セッション情報 一般演題(専修医(卒後3-5年))

タイトル 137:

胃内に逸脱したメタリックステントを留置スネアを用いて摘出し得た胃噴門部癌の1例

演者 在原 洋平(伊達赤十字病院 消化器科)
共同演者 久居 弘幸(伊達赤十字病院 消化器科), 小柴 裕(伊達赤十字病院 消化器科), 宮崎 悦(伊達赤十字病院 内科), 前田 喜晴(伊達赤十字病院 外科), 佐藤 正文(伊達赤十字病院 外科), 川崎 亮輔(伊達赤十字病院 外科), 行部 洋(伊達赤十字病院 外科), 上野 峰(伊達赤十字病院 外科), 平子 匡(札幌医科大学 腫瘍・血液内科学講座), 池田 裕貴(札幌医科大学 腫瘍・血液内科学講座)
抄録 食道狭窄に対するメタリックステント (self-expandable metallic stent; SEMS)留置後の逸脱は2.9~9%と報告されており、最も頻度の高い偶発症のひとつである。

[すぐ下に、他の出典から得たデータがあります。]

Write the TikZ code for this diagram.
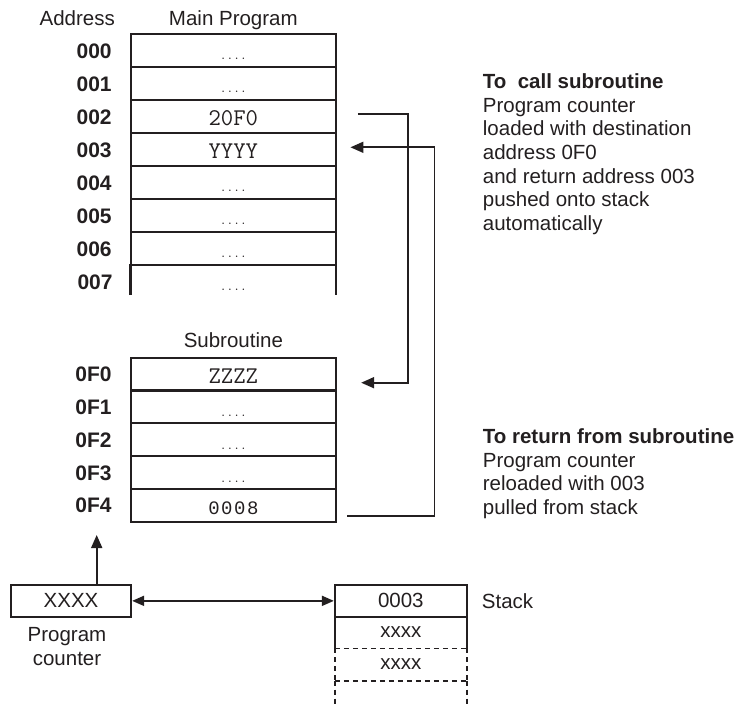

逸脱を来したSEMSの摘出方法に関しては各症例に応じて検討する必要があるが、内視鏡的に回収することは、出血、穿孔などを来すことが報告されており、必ずしも容易ではない。今回、胃内に逸脱したSEMSを、留置スネアを用いて安全に摘出し得た胃噴門部癌の1例を経験したので、貴重な症例と考え報告する。
症例は93歳、男性。平成25年1月頃より食事のつかえ感あり、同年2月に前医を受診したところ、下部食道から胃噴門部にかけての全周性Type2病変を指摘され、精査加療目的に当科紹介となった。生検では低分化型腺癌であり、胃噴門部癌 cStageIIIA (T4a, N1)の診断し、年齢およびADLを考慮しBSCの方針となった。食道から噴門部にかけての狭窄 (狭窄長5 cm)に対し、covered SEMS (Niti-S ComVi stent 18 x 100mm、Taewoong)を留置したが、同年4月に空腸への逸脱を来し、CTで周囲の炎症所見を伴っており、当院外科にて開腹下にSEMSを摘出した。
その後、ステント再留置は行わず経過観察していたが、狭窄症状の再燃・増悪を認め、9月にcovered SEMS (Flexella-J fully covered 18 x 110 mm、Piolax)を再留置した。再留置後1日目より経口摂取を再開したが、術後15日目の腹部単純X線でSEMSの胃内への脱落を認めた。狭窄部に対するバルーン拡張術後、留置スネア (MAJ-254、Olympus)を用いてステントを3カ所で縫縮し、把持鉗子を用いて内視鏡的に容易に回収し得た。術後35日にuncovered SEMS (Ultraflex uncovered、18x100 mm、Boston scientific)を再々留置した。その後、誤嚥性肺炎で死亡するまでの約2ヶ月間は狭窄症状の再燃及び脱落は認めずに経過した。